Applied Arts

An Update on Artists' Services
Re-evaluating our Artist Placements

Re-evaluating our Artist Placements

by Carson Salter, Dena Yago

October 2022

The following is part of a letter to those artists who had signed on to participate in this agency experiment in 2021. This letter described a pivot in strategy for our artists' services.

(We devour these kinds of documents — memos describing the real inner-workings of art & commerce projects — and we hope this 'note' will catch another collaborator, colleague, client who is on the same path...)

An Introduction

We (Dena and Carson) have taken some time these last few months to reflect on what is working, and what isn’t with Applied Arts after 2.5 years in operation. We’ve decided to make some changes to the way we present our work and yours. As you may also be feeling, it’s becoming clear that some things are getting more traction than others. Below is an explanation of what we mean, and some information about where we want to go from here.

Background

As you know, the initial approach we took to artist collaborations focused on manifold practices across a range of media — eg, photography, choreography, illustration, creative direction, etc. In addition, we offered our strategic services, oftentimes as a way to sell through artists' work. While this accurately represents the breadth of our practices and offerings, it also came with a few challenges:

  1. Inbound Bias. The initial client interest we received was almost completely seeking strategic services, and this particular client set was less familiar with (or not seeking) artist collaborations.
  2. Unbalanced Bandwidth. As we responded to the inbound demand, the strategy work grew more quickly than artist collaborations, and admittedly our outbound new business lagged. In other words, we were overwhelmed by our work and didn’t make time to get much work for you, the artists.
  3. Multihyphenate Confusion. For clients who were interested in artist collaborations, the complexity and breadth of our artists' practices didn’t match their expectations for a more specialized agency, e.g. a narrowly-defined video, photo or music agency.
  4. Artist Availability. AA artists were not always available, and sometimes turned down work due to conflicting priorities or the public nature of a collaboration.
  5. Our Own Hybrid Practices. We work on Applied Arts between 20-30 hours per week each, and with that time have had to prioritize inbound work.
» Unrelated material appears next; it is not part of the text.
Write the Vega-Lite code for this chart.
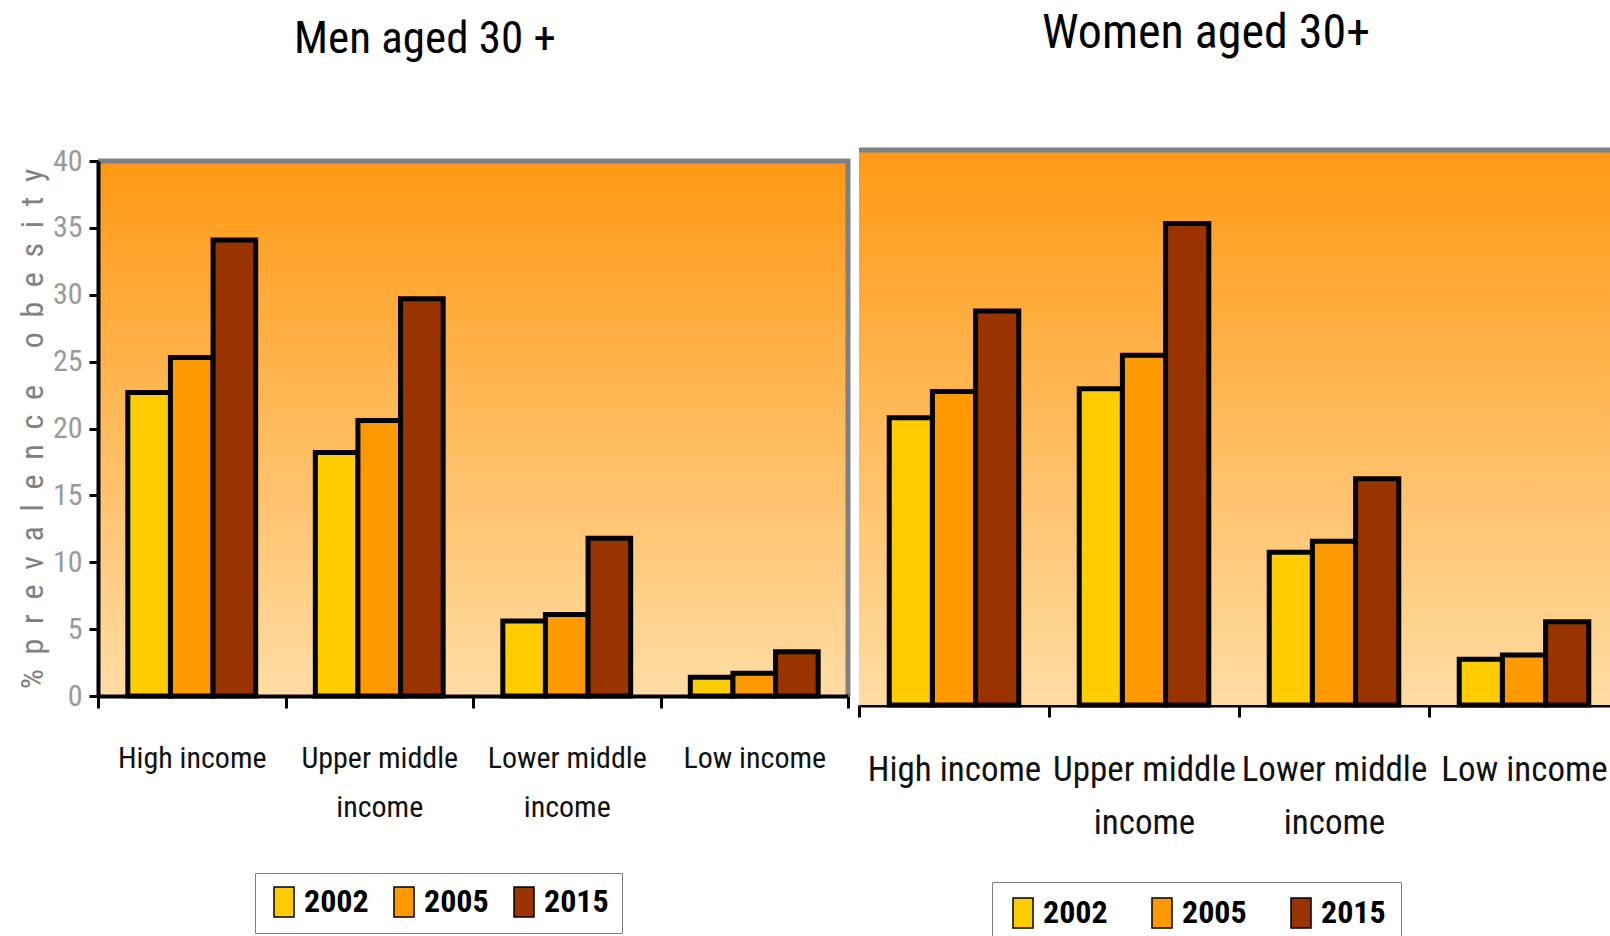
{
  "$schema": "https://vega.github.io/schema/vega-lite/v6.json",
  "padding": {"left": 13, "top": 10, "right": 0, "bottom": 0},
  "background": "white",
  "datasets": {
    "men": [
      {"income": "High income", "year": "2002", "value": 22.7},
      {"income": "High income", "year": "2005", "value": 25.3},
      {"income": "High income", "year": "2015", "value": 34.1},
      {"income": "Upper middle income", "year": "2002", "value": 18.2},
      {"income": "Upper middle income", "year": "2005", "value": 20.6},
      {"income": "Upper middle income", "year": "2015", "value": 29.7},
      {"income": "Lower middle income", "year": "2002", "value": 5.6},
      {"income": "Lower middle income", "year": "2005", "value": 6.1},
      {"income": "Lower middle income", "year": "2015", "value": 11.8},
      {"income": "Low income", "year": "2002", "value": 1.4},
      {"income": "Low income", "year": "2005", "value": 1.7},
      {"income": "Low income", "year": "2015", "value": 3.3}
    ],
    "women": [
      {"income": "High income", "year": "2002", "value": 20.7},
      {"income": "High income", "year": "2005", "value": 22.6},
      {"income": "High income", "year": "2015", "value": 28.4},
      {"income": "Upper middle income", "year": "2002", "value": 22.8},
      {"income": "Upper middle income", "year": "2005", "value": 25.2},
      {"income": "Upper middle income", "year": "2015", "value": 34.7},
      {"income": "Lower middle income", "year": "2002", "value": 11.0},
      {"income": "Lower middle income", "year": "2005", "value": 11.8},
      {"income": "Lower middle income", "year": "2015", "value": 16.3},
      {"income": "Low income", "year": "2002", "value": 3.3},
      {"income": "Low income", "year": "2005", "value": 3.6},
      {"income": "Low income", "year": "2015", "value": 6.0}
    ],
    "frame": [{"top": 40, "bottom": 0}]
  },
  "config": {
    "font": "Liberation Sans Narrow, Roboto Condensed, DejaVu Sans Condensed, Arial Narrow, sans-serif",
    "concat": {"spacing": 4},
    "axis": {"grid": false}
  },
  "hconcat": [
    {
      "resolve": {"scale": {"color": "independent"}, "legend": {"color": "independent"}},
      "vconcat": [
        {
          "data": {"name": "men"},
          "width": 750,
          "height": 535,
          "title": {"text": "Men aged 30 +", "fontSize": 45, "fontWeight": "normal", "color": "#000", "frame": "group", "offset": 84, "dx": -48},
          "view": {
            "fill": {"gradient": "linear", "x1": 0, "y1": 0, "x2": 0, "y2": 1, "stops": [{"offset": 0, "color": "#FF9914"}, {"offset": 1, "color": "#FFDCA4"}]},
            "stroke": "#808080",
            "strokeWidth": 5,
            "strokeDash": [1285, 1300]
          },
          "mark": {"type": "bar", "stroke": "#000", "strokeWidth": 5},
          "encoding": {
            "x": {
              "field": "income", "type": "nominal",
              "sort": ["High income", "Upper middle income", "Lower middle income", "Low income"],
              "scale": {"paddingInner": 0, "paddingOuter": 0},
              "axis": {
                "title": null, "tickBand": "extent", "labelAngle": 0, "labelFontSize": 30, "labelColor": "#111",
                "labelPadding": 35, "labelLineHeight": 49, "labelOverlap": false, "labelLimit": 400, "labelBaseline": "top",
                "labelExpr": "datum.value == 'Upper middle income' ? ['Upper middle', 'income'] : datum.value == 'Lower middle income' ? ['Lower middle', 'income'] : datum.value",
                "tickSize": 12, "tickWidth": 3, "tickColor": "#000", "domainColor": "#000", "domainWidth": 4
              }
            },
            "xOffset": {"field": "year", "type": "nominal", "scale": {"paddingInner": 0, "paddingOuter": 0.7}},
            "y": {
              "field": "value", "type": "quantitative",
              "scale": {"domain": [0, 40], "nice": false},
              "axis": {
                "values": [0, 5, 10, 15, 20, 25, 30, 35, 40],
                "title": "% \u00a0p \u00a0r \u00a0e \u00a0v \u00a0a \u00a0l \u00a0e \u00a0n \u00a0c \u00a0e \u00a0\u00a0 \u00a0o \u00a0b \u00a0e \u00a0s \u00a0i \u00a0t \u00a0y",
                "titleFontSize": 32, "titleColor": "#808080", "titleFontWeight": "normal", "titlePadding": 3,
                "labelFontSize": 30, "labelColor": "#9a9a9a", "labelPadding": 7,
                "tickSize": 9, "tickWidth": 3, "tickColor": "#000", "domainColor": "#000", "domainWidth": 4
              }
            },
            "color": {
              "field": "year", "type": "nominal",
              "scale": {"domain": ["2002", "2005", "2015"], "range": ["#FFCC00", "#FF9900", "#993300"]},
              "legend": {
                "orient": "none", "legendX": 157, "legendY": 712, "title": null, "direction": "horizontal", "columns": 3,
                "columnPadding": 19, "padding": 13, "strokeColor": "#808080", "fillColor": "#ffffff",
                "symbolType": "M-0.667,-1H0.667V1H-0.667Z", "symbolSize": 900,
                "labelFontSize": 32, "labelFontWeight": "bold", "labelOffset": 4, "labelColor": "#000",
                "encode": {
                  "legend": {"update": {"strokeWidth": {"value": 3}}},
                  "symbols": {"update": {"stroke": {"signal": "datum.value == '2002' ? '#8c7000' : datum.value == '2005' ? '#8a5000' : '#4a1800'"}, "strokeWidth": {"value": 3}}}
                }
              }
            }
          }
        }
      ]
    },
    {
      "resolve": {"scale": {"color": "independent"}, "legend": {"color": "independent"}},
      "vconcat": [
        {
          "width": 760,
          "height": 544,
          "title": {"text": "Women aged 30+", "fontSize": 48, "fontWeight": "normal", "color": "#000", "frame": "group", "offset": 89, "dx": -33},
          "view": {"stroke": null},
          "layer": [
            {
              "data": {"name": "frame"},
              "mark": {"type": "rect", "fill": {"gradient": "linear", "x1": 0, "y1": 0, "x2": 0, "y2": 1, "stops": [{"offset": 0, "color": "#FF9914"}, {"offset": 1, "color": "#FFDCA4"}]}},
              "encoding": {
                "y": {"field": "top", "type": "quantitative", "scale": {"domain": [0, 39.207], "nice": false}, "axis": null},
                "y2": {"field": "bottom"}
              }
            },
            {
              "data": {"name": "frame"},
              "mark": {"type": "rule", "color": "#808080", "strokeWidth": 5},
              "encoding": {
                "y": {"field": "top", "type": "quantitative", "scale": {"domain": [0, 39.207], "nice": false}, "axis": null}
              }
            },
            {
              "data": {"name": "women"},
              "mark": {"type": "bar", "stroke": "#000", "strokeWidth": 5},
              "encoding": {
                "x": {
                  "field": "income", "type": "nominal",
                  "sort": ["High income", "Upper middle income", "Lower middle income", "Low income"],
                  "scale": {"paddingInner": 0, "paddingOuter": 0},
                  "axis": {
                    "title": null, "tickBand": "extent", "labelAngle": 0, "labelFontSize": 35, "labelColor": "#111",
                    "labelPadding": 35, "labelLineHeight": 53, "labelOverlap": false, "labelLimit": 400, "labelBaseline": "top",
                    "labelExpr": "datum.value == 'Upper middle income' ? ['Upper middle', 'income'] : datum.value == 'Lower middle income' ? ['Lower middle', 'income'] : datum.value",
                    "tickSize": 12, "tickWidth": 3, "tickColor": "#000", "domainColor": "#000", "domainWidth": 4
                  }
                },
                "xOffset": {"field": "year", "type": "nominal", "scale": {"paddingInner": 0, "paddingOuter": 0.7}},
                "y": {
                  "field": "value", "type": "quantitative",
                  "scale": {"domain": [0, 39.207], "nice": false},
                  "axis": null
                },
                "color": {
                  "field": "year", "type": "nominal",
                  "scale": {"domain": ["2002", "2005", "2015"], "range": ["#FFCC00", "#FF9900", "#993300"]},
                  "legend": {
                    "orient": "none", "legendX": 133, "legendY": 721, "title": null, "direction": "horizontal", "columns": 3,
                    "columnPadding": 38, "padding": 15, "strokeColor": "#808080", "fillColor": "#ffffff",
                    "symbolType": "M-0.667,-1H0.667V1H-0.667Z", "symbolSize": 900,
                    "labelFontSize": 32, "labelFontWeight": "bold", "labelOffset": 4, "labelColor": "#000",
                    "encode": {
                      "legend": {"update": {"strokeWidth": {"value": 3}}},
                      "symbols": {"update": {"stroke": {"signal": "datum.value == '2002' ? '#8c7000' : datum.value == '2005' ? '#8a5000' : '#4a1800'"}, "strokeWidth": {"value": 3}}}
                    }
                  }
                }
              }
            }
          ]
        }
      ]
    }
  ],
  "resolve": {"scale": {"color": "independent", "x": "independent", "y": "independent", "xOffset": "independent"}}
}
Given these learnings, how can we (Yago and Salter) create more opportunities for applied work, while continuing to embrace the fundamental value of strategically-minded, complex artist practices?

Proposed Change

We think that we will find more success securing applications for artists by shifting our focus, bringing AA artists' offering more in-line with our (Carson & Dena’s) services of strategy, research, insights and consultation. Shifting from an artist-representation/agency model to an artist-led strategy group.

This means a focus on applied knowledge, expertise. We will engage artists and other niche experts as partners in strategic projects.

An Artist-led Strategy Agency.

HIGH-PRIORITY engagements:

As a result, our business development priorities will shift away from traditional creative services (photography, work-for-hire illustration, etc.) and direct placements, and toward these higher-priority areas:

  • Artist/Strategist Consulting — for services of brand and creative strategy, special projects ideation, research & insights, content ideation, creative direction.
  • Artist Enterprises/Commercial Projects — in which we support Artist-initiated projects.

Along with this shift, we will also be investing more in AA-initiated projects. More on this soon… Thank you for being with us so far!